Voila! We clearly see from the distribution chart that 7 is the most likely sum when rolling 2 dice. The magic of compute power!

## Back to Blackjack

The dice example above is a bit contrived — Monte Carlo methods are best used for problems that would require humans large amounts of time to try and solve by hand.

Here is a more appropriate question for Monte Carlo simulations:

*“In Blackjack, what is the expected return per round if we stand when our hand ≥ 18, and hit otherwise?”*

A query such as this would be too overwhelming for a human to solve.

To answer this question, we will define our **player policy** as follows:

**Discrete Policy:**

- If hand ≥ 18: stand.
- Else: hit.

## Run the Simulation

Next, we will leverage compute power and the randomized nature of our Blackjack environment to run 100,000 rounds and calculate expected return:

The results show that, on average, a player would **lose $10** every round if they decided to use the Discrete Policy. We need to find a policy that yields better returns!

## The Stochastic Policy

The Discrete Policy is considered “discrete” because as soon as a condition is met (hand ≥ 18, for example), there is only one possible action that our player will take.

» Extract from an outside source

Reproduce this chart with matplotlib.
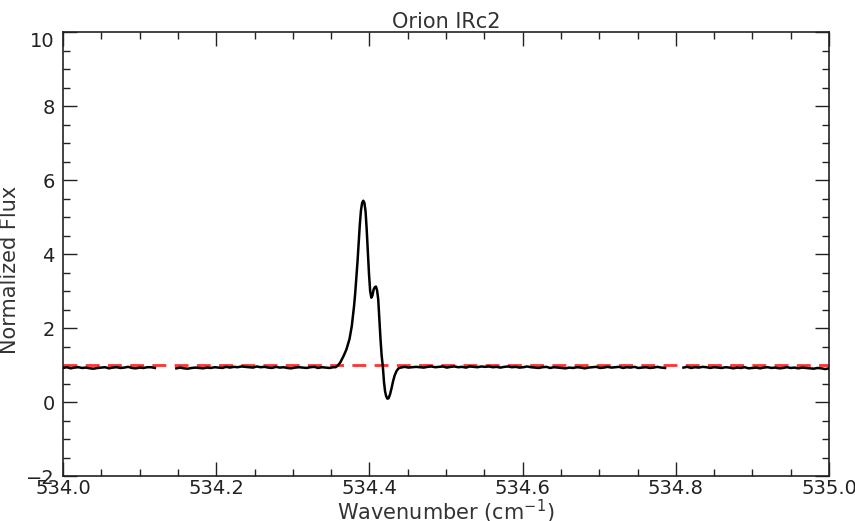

When we design our Reinforcement Learning AI agent, however, we will want it to have the chance to explore other actions even if some criteria tells it to do something else. It is important for our AI agent to keep exploring in the early stages of the learning process because its policy for picking actions has been determined by too small of a sample size.

Therefore, we need to get used to **stochastic** variables and policies that allow room for randomness when picking an action. Here is one we can try:

**Stochastic Policy:**

- If hand ≥ 18: 80% stand / 20% hit.
- Else: 80% hit / 20% stand.

## Run the Simulation

The results show that, on average, a player would **lose $18** every round if they decided to use the Stochastic Policy, which is **$8 more** than the Discrete Policy! Despite all the emphasis I put on the importance of stochastic policies in Reinforcement Learning, the Discrete Policy still won!

Using our human intuition, we can understand why this happened. It is always better in the long run to keep hitting when hand < 18 and keep standing when hand ≥ 18. It is detrimental in the long run to add a 20% chance of doing a counter-intuitive action in either of these states.

However, our AI agent will not be born with this intuition. Stochastic policies are fluid, and can be tweaked on the fly. This approach allows our AI agent to suffer through countless rounds of hitting when hand ≥18, and incrementally tweak its policy until it stands 100% of the time when hand ≥ 18.